How to write Vietnamese names in English correctly? ("Việt Nam" to "Vietnam" or "Viet Nam"?)

Solution 1:

You can certainly assume that English speakers will omit the tone-denoting diacritics in the Vietnamese versions of the names of people and places — partly because they don't understand what they signify, and partly because they would have no idea how to reproduce them even if they wanted to — and that most of them will be confused about the different conventions regarding the order of names in conventional Vietnamese versus English usage.

However, the name Ho Chi Minh is so well-known to speakers of English that it has become fixed in that form, and is therefore probably immune to the reordering of its elements.

Where Vietnamese place names consist of several discrete elements (e.g. Việt Nam and Hà Nội), it seems to me that English speakers prefer to run them together, as you have already observed.

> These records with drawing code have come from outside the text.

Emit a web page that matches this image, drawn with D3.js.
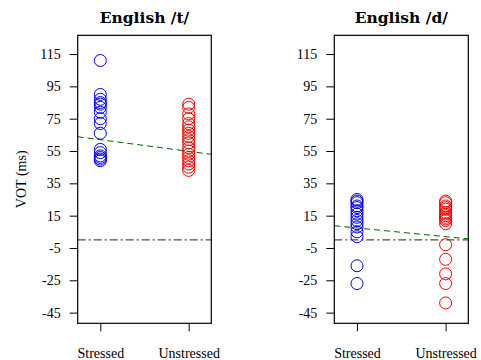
<!DOCTYPE html>
<html>
<head>
<meta charset="utf-8" />
<title>English VOT</title>
<style>
html, body { margin: 0; padding: 0; background: #fff; }
svg { display: block; }
text { font-family: "Liberation Serif", serif; fill: #000; }
</style>
</head>
<body>
<svg width="481" height="360"></svg>
<script src="https://cdn.jsdelivr.net/npm/d3@7/dist/d3.min.js"></script>
<script>
// categories and tick labels
var categories = ["Stressed", "Unstressed"];
var yTicks = [115, 95, 75, 55, 35, 15, -5, -25, -45];
var titles = ["English /t/", "English /d/"];

// VOT values (ms)
var tStressed = [111, 90, 87, 85, 84, 82, 79, 75, 72, 66, 56, 54, 52, 51, 50, 49];
var tUnstressed = [84, 82, 78, 75, 72, 70, 68, 66, 64, 62, 60, 57, 55, 53, 51, 49, 47, 45, 43];
var dStressed = [25, 24, 23, 21, 20, 18, 16, 14, 12, 10, 8, 5, 2, -16, -27];
var dUnstressed = [24, 23, 21, 20, 19, 17, 16, 15, 14, 13, 12, 10, -3, -12, -21, -27, -39];

// fitted lines: [intercept, slope] with x coded 1 = Stressed, 2 = Unstressed
var tFit = [69.2, -7.2];
var dFit = [12.8, -5.4];

var svg = d3.select("svg");

// R style: limits padded by 4%
var y = d3.scaleLinear().domain([-51.6, 126.6]).range([323.3, 35.3]);

function panel(left, right, title, stressed, unstressed, fit, yLabel) {
	var x = d3.scaleLinear().domain([0.744, 2.256]).range([left, right]);
	var g = svg.append("g");

	// zero reference line
	g.append("line")
		.attr("x1", x(0.744)).attr("x2", x(2.256))
		.attr("y1", y(0)).attr("y2", y(0))
		.attr("stroke", "#222").attr("stroke-width", 1)
		.attr("stroke-dasharray", "8,3,2,3");

	// regression line
	g.append("line")
		.attr("x1", x(0.744)).attr("x2", x(2.256))
		.attr("y1", y(fit[0] + fit[1] * 0.744)).attr("y2", y(fit[0] + fit[1] * 2.256))
		.attr("stroke", "#006400").attr("stroke-width", 1)
		.attr("stroke-dasharray", "6,4");

	g.selectAll(".s").data(stressed).enter().append("circle")
		.attr("cx", x(1)).attr("cy", function(d){ return y(d); })
		.attr("r", 6).attr("fill", "none").attr("stroke", "blue").attr("stroke-width", 1);

	g.selectAll(".u").data(unstressed).enter().append("circle")
		.attr("cx", x(2)).attr("cy", function(d){ return y(d); })
		.attr("r", 6).attr("fill", "none").attr("stroke", "red").attr("stroke-width", 1);

	// box
	g.append("rect")
		.attr("x", left).attr("y", 35.3)
		.attr("width", right - left).attr("height", 323.3 - 35.3)
		.attr("fill", "none").attr("stroke", "#000").attr("stroke-width", 1.2);

	// y axis
	var ya = g.append("g").attr("transform", "translate(" + left + ",0)")
		.call(d3.axisLeft(y).tickValues(yTicks).tickSize(8).tickPadding(9)
			.tickFormat(function(d){ return String(d); }));
	ya.select(".domain").remove();
	ya.selectAll("text").style("font-size", "14px").style("font-family", "Liberation Serif, serif");

	// x axis
	var xa = g.append("g").attr("transform", "translate(0,323.3)")
		.call(d3.axisBottom(x).tickValues([1, 2]).tickSize(8).tickPadding(16.5)
			.tickFormat(function(d){ return categories[d - 1]; }));
	xa.select(".domain").remove();
	xa.selectAll("text").style("font-size", "14px").style("font-family", "Liberation Serif, serif");

	g.append("text")
		.attr("x", (left + right) / 2).attr("y", 23)
		.attr("text-anchor", "middle")
		.style("font-family", "DejaVu Serif, serif")
		.style("font-size", "15.5px").style("font-weight", "bold")
		.text(title);

	if (yLabel) {
		g.append("text")
			.attr("transform", "translate(26," + ((35.3 + 323.3) / 2) + ") rotate(-90)")
			.attr("text-anchor", "middle")
			.style("font-size", "14px")
			.text(yLabel);
	}
}

panel(77.7, 211.3, titles[0], tStressed, tUnstressed, tFit, "VOT (ms)");
panel(334.3, 468.3, titles[1], dStressed, dUnstressed, dFit, null);
</script>
</body>
</html>
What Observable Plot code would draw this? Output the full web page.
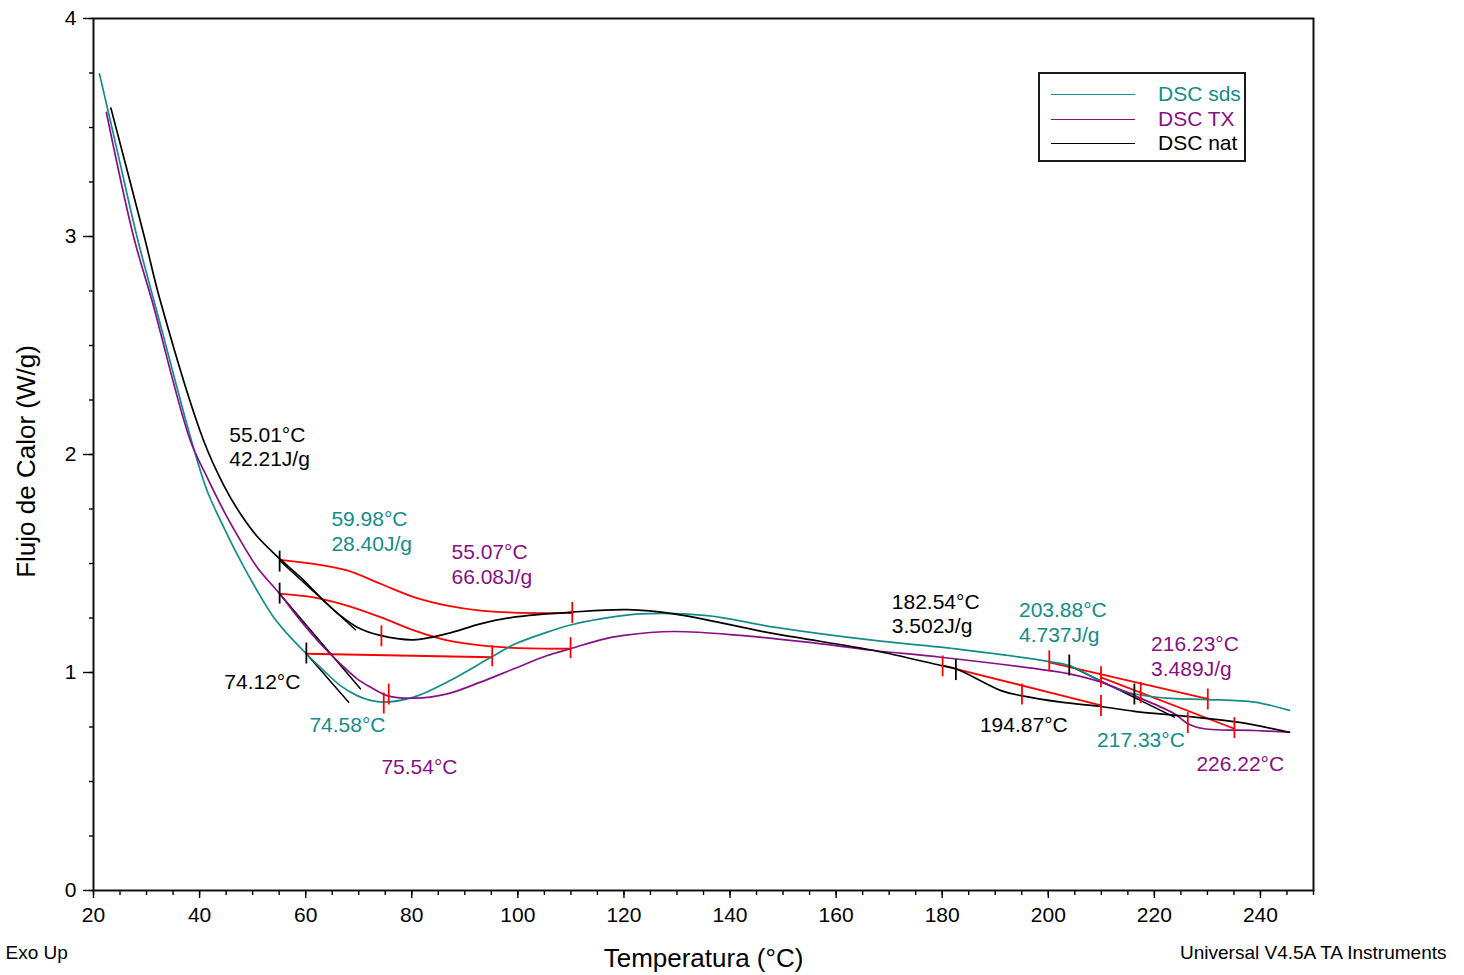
<!DOCTYPE html>
<html>
<head>
<meta charset="utf-8">
<script src="https://cdn.jsdelivr.net/npm/d3@7"></script>
<script src="https://cdn.jsdelivr.net/npm/@observablehq/plot@0.6"></script>
<style>
  html, body { margin: 0; padding: 0; background: #fff; }
  #wrap { position: relative; width: 1464px; height: 975px; font-family: "Liberation Sans", Arial, sans-serif; }
  #legend { position: absolute; left: 1038px; top: 72px; width: 204px; height: 86px; border: 2px solid #1a1a1a; background: #fff; }
  .lg-line { position: absolute; left: 11px; width: 84px; height: 0; }
  .lg-text { position: absolute; left: 118px; font-size: 21px; line-height: 24px; white-space: nowrap; }
</style>
</head>
<body>
<div id="wrap"></div>
<script>
// ---------- data (Temperatura °C, Flujo de Calor W/g) ----------
const seriesNames = ["DSC sds", "DSC TX", "DSC nat"];
const seriesColors = ["#138c8c", "#870f87", "#000000"];

const sds = [
  [21.13,3.746],[24.47,3.394],[28.19,3.000],[32.40,2.615],[38.62,2.050],[41.40,1.835],
  [44.53,1.667],[47.68,1.514],[50.83,1.376],[53.96,1.254],[57.11,1.162],[60.13,1.086],
  [63.40,1.009],[66.55,0.940],[69.70,0.894],[72.21,0.872],[74.72,0.864],[80.38,0.887],
  [86.68,0.956],[95.17,1.073],[99.25,1.128],[105.55,1.185],[110.13,1.219],[115.60,1.246],
  [123.15,1.269],[135.74,1.261],[148.30,1.208],[167.17,1.147],[179.75,1.116],[200.19,1.050],
  [203.90,1.032],[209.94,0.960],[213.70,0.918],[216.87,0.899],[223.10,0.881],[230.07,0.876],
  [238.87,0.864],[245.47,0.826]
];
const tx = [
  [22.42,3.570],[27.55,3.000],[31.02,2.706],[38.25,2.064],[41.40,1.896],[44.53,1.743],
  [47.68,1.606],[50.83,1.483],[55.09,1.361],[59.00,1.239],[63.40,1.116],[66.55,1.040],
  [69.70,0.971],[72.21,0.933],[75.36,0.894],[80.38,0.882],[86.68,0.902],[92.96,0.956],
  [99.25,1.017],[105.55,1.078],[109.94,1.109],[115.60,1.150],[120.00,1.170],[129.43,1.188],
  [142.02,1.170],[154.60,1.139],[167.17,1.101],[179.75,1.070],[200.19,1.009],[203.96,0.994],
  [209.94,0.956],[216.87,0.887],[223.77,0.811],[226.30,0.765],[229.38,0.742],[238.87,0.734],
  [245.47,0.726]
];
const nat = [
  [23.28,3.589],[29.57,3.000],[32.58,2.706],[40.75,2.064],[44.53,1.860],
  [47.70,1.728],[50.83,1.625],[55.09,1.522],[59.00,1.437],[63.40,1.330],[66.55,1.261],
  [69.70,1.208],[74.09,1.170],[80.38,1.150],[86.68,1.178],[92.96,1.223],[99.25,1.254],
  [110.26,1.277],[120.64,1.288],[129.43,1.269],[148.30,1.178],[167.17,1.101],[179.75,1.032],
  [182.58,1.017],[191.08,0.917],[194.85,0.894],[202.40,0.864],[209.94,0.844],[216.23,0.822],
  [227.55,0.795],[235.74,0.772],[245.47,0.726]
];

// integration baselines (red)
const baseNat1 = [[55.23,1.517],[61.5,1.498],[67.8,1.468],[74.1,1.407],[80.4,1.346],[86.7,1.307],[93.0,1.284],[99.2,1.275],[110.26,1.272]];
const baseTx1  = [[55.2,1.361],[61.5,1.345],[67.8,1.307],[74.1,1.254],[80.4,1.193],[86.7,1.147],[93.0,1.124],[99.2,1.113],[109.94,1.109]];
const baseSds1 = [[60.13,1.086],[95.17,1.070]];
const baseNat2 = [[180.08,1.032],[209.94,0.849]];
const baseSds2 = [[200.19,1.047],[230.07,0.879]];
const baseTx2  = [[209.94,0.978],[235.09,0.742]];

// onset tangents (black)
const tangents = [
  [[55.09,1.514],[69.38,1.196]],
  [[55.09,1.361],[70.32,0.925]],
  [[60.13,1.086],[68.11,0.864]],
  [[203.96,1.032],[223.77,0.795]]
];

// tick markers [T, v]
const redMarks = [
  [74.28,1.166],[74.72,0.858],[75.66,0.899],[110.26,1.273],[109.94,1.112],[95.17,1.074],
  [180.08,1.028],[195.04,0.899],[209.94,0.846],[209.94,0.978],[200.19,1.051],[230.07,0.876],
  [217.43,0.906],[226.30,0.768],[235.09,0.745]
];
const blackMarks = [
  [55.09,1.509],[55.09,1.362],[60.13,1.087],[182.58,1.011],[203.96,1.032],[216.23,0.899]
];

// annotation labels [T, v, text, series index]
const labels = [
  [45.60,2.039,"55.01°C\n42.21J/g",2],
  [64.85,1.651,"59.98°C\n28.40J/g",0],
  [87.49,1.498,"55.07°C\n66.08J/g",1],
  [44.66,0.963,"74.12°C",2],
  [60.70,0.766,"74.58°C",0],
  [74.28,0.573,"75.54°C",1],
  [170.50,1.273,"182.54°C\n3.502J/g",2],
  [194.47,1.232,"203.88°C\n4.737J/g",0],
  [219.38,1.080,"216.23°C\n3.489J/g",1],
  [187.11,0.766,"194.87°C",2],
  [209.19,0.693,"217.33°C",0],
  [227.92,0.587,"226.22°C",1]
];

const xMajor = d3.range(20, 241, 20);
const xMinor = d3.range(20, 251, 5);
const yMajor = [0, 1, 2, 3, 4];
const yMinor = d3.range(0, 4.01, 0.25);

// ---------- chart ----------
const RED = "#ff0000";
const H = 0.048;
const asObj = (arr) => arr.map(([T, v]) => ({T, v}));
const curveData = [sds, tx, nat].flatMap((arr, i) => arr.map(([T, v]) => ({T, v, s: seriesNames[i]})));

const chart = Plot.plot({
  width: 1464,
  height: 975,
  marginLeft: 93,
  marginRight: 151,
  marginTop: 18,
  marginBottom: 85,
  x: {domain: [20, 250]},
  y: {domain: [0, 4]},
  color: {domain: seriesNames, range: seriesColors},
  style: {fontFamily: "'Liberation Sans', Arial, sans-serif", fontSize: "21px", color: "#000", background: "#fff"},
  marks: [
    Plot.axisX({ticks: xMinor, tickSize: 5, tickFormat: () => "", label: null, strokeWidth: 1.4}),
    Plot.axisX({ticks: xMajor, tickSize: 8, tickPadding: 9, label: null, strokeWidth: 1.4, fontSize: 21, tickFormat: d => String(d)}),
    Plot.axisY({ticks: yMinor, tickSize: 4, tickFormat: () => "", label: null, strokeWidth: 1.4}),
    Plot.axisY({ticks: yMajor, tickSize: 10, tickPadding: 7, label: null, strokeWidth: 1.4, fontSize: 21, tickFormat: d => String(d)}),
    Plot.frame({stroke: "#111", strokeWidth: 2}),
    // red baselines
    ...[baseNat1, baseTx1, baseSds1, baseNat2, baseSds2, baseTx2].map(b =>
      Plot.line(asObj(b), {x: "T", y: "v", stroke: RED, strokeWidth: 1.8, curve: "catmull-rom"})),
    // tangents
    ...tangents.map(t => Plot.line(asObj(t), {x: "T", y: "v", stroke: "#000", strokeWidth: 1.5})),
    // curves
    Plot.line(curveData, {x: "T", y: "v", z: "s", stroke: "s", strokeWidth: 1.7, curve: "catmull-rom"}),
    // markers
    Plot.ruleX(asObj(redMarks), {x: "T", y1: d => d.v - H, y2: d => d.v + H, stroke: RED, strokeWidth: 1.8}),
    Plot.ruleX(asObj(blackMarks), {x: "T", y1: d => d.v - H, y2: d => d.v + H, stroke: "#000", strokeWidth: 1.8}),
    // annotation texts
    Plot.text(labels, {x: d => d[0], y: d => d[1], text: d => d[2], fill: d => seriesColors[d[3]],
      textAnchor: "start", lineAnchor: "middle", lineHeight: 1.19, fontSize: 21}),
    // axis titles and footer
    Plot.text(["Temperatura (°C)"], {frameAnchor: "bottom", dy: 68, fontSize: 26, lineAnchor: "middle", textAnchor: "middle"}),
    Plot.text(["Flujo de Calor (W/g)"], {frameAnchor: "left", dx: -67, dy: 7, rotate: -90, fontSize: 26, lineAnchor: "middle", textAnchor: "middle"}),
    Plot.text(["Exo Up"], {frameAnchor: "bottom-left", dx: -88, dy: 62, textAnchor: "start", fontSize: 19, lineAnchor: "middle"}),
    Plot.text(["Universal V4.5A TA Instruments"], {frameAnchor: "bottom-right", dx: 133, dy: 62, textAnchor: "end", fontSize: 19, lineAnchor: "middle"})
  ]
});

const wrap = document.getElementById("wrap");
wrap.appendChild(chart);

// legend
const legend = document.createElement("div");
legend.id = "legend";
seriesNames.forEach((name, i) => {
  const cy = 20 + i * 24.5;
  const ln = document.createElement("div");
  ln.className = "lg-line";
  ln.style.top = cy + "px";
  ln.style.borderTop = "1.7px solid " + seriesColors[i];
  const tx_ = document.createElement("div");
  tx_.className = "lg-text";
  tx_.style.top = (cy - 12) + "px";
  tx_.style.color = seriesColors[i];
  tx_.textContent = name;
  legend.appendChild(ln);
  legend.appendChild(tx_);
});
wrap.appendChild(legend);
</script>
</body>
</html>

I suspect the greatest influence on all aspects of how native English speakers treat Vietnamese names is the way they are presented in newspapers, although the easier access to information about Vietnamese culture that has been made possible thanks to the Internet may prompt a few English speakers to try harder to conform to at least some of the Vietnamese norms.

You might also find some of my remarks in this discussion relevant.

Solution 2:

I am from Viet Nam. In my school, when we learn English, in our books and my teacher teach us that:
1) Đà Nẵng -> Da Nang, Việt Nam -> Viet Nam
2) Hai Bà Trưng -> Hai Ba Trung
3) Bình Trị Thiên (include: Quảng Bình, Quảng Trị, Thừa Thiên - before 1976) -> Binh Tri Thien.
4) Lý Minh Nhật -> Ly Minh Nhat
5) Hồ Chí Minh -> Ho Chi Minh (but we always speak/write President Ho Chi Minh or Bác Hồ - Bac Ho - like a member in our families)
6) Nguyễn Tấn Dũng - Nguyen Tan Dung.

My English is very bad. I hope that you can understand things I write!

Solution 3:

I'm a native speaker. There's no universal application for the writing rules in Vietnamese, as the written way has changed time to time. To answer your questions, at least based on my and many others' perspectives:

  1. As without diacritics, Vietnam, Hanoi, Danang, Nhatrang, Buonmethuot, Dalat, Daklak, etc. are totally fine, even preferred. The places' names have no issue, but the basic confusion lies on the variants of transliteration of spoken sounds to written texts due to diverse ethnic and political reasons.

  2. It's up to one's convenience to write in either ways, which are publicly understood anyway, though as a seemingly general rule, a person's name like Ho Chi Minh, is better to be retained as such.

  3. Either way is fine. I prefer Binhtrithien.

  4. You write in the ways people find most convenient with. Not everyone is the same. Nowadays in Vietnam, people accept both ways, comparable with or without diacritics, though of course more commonly Chinese/Vietnamese way (last - mid - first). The first - last order is not an English order (for sure not originated in England), but globally except Chinese and its sphere of influence, including Vietnam. In fact, the tones and diacritics are critical parts of the Vietnamese names, as without them there would be some frustration. Think about e.g. Scandinavian or Balkan names, without diacritics they wouldn't be pronounced correctly. But as I said, each individual is different, so you may need to ask him/her what the most convenient ways are.

Solution 4:

With regard to your question number 4, here (for what it's worth) is the style advice of The Oxford Guide to Style (2003):

Vietnamese

Vietnamese names should not be transposed: although the family name is first, the correct reference is to a person's second given name: Nguyen Vo Giap becomes General Giap. (This does not apply to Ho Chi Minh, which was a Chinese cover name rendered into Vietnamese pronunciation and spelling.)

As Erik Kowal notes in his answer, the vast majority of English treatments of Vietnamese words do not attempt to reproduce the diacritical marks from the original spellings.

Solution 5:

Nguyễn Ngọc Hà and others have stated the case for omitting all diacritics when spelling Vietnamese names in a non-linguistic English context. I do not see any justification for rearranging the order of name components. It is absurd to write "Chi Minh Ho" in the same way that it is absurd to write "Zedong Mao". Even monolingual English speakers should be expected to know that in some languages the family name comes first.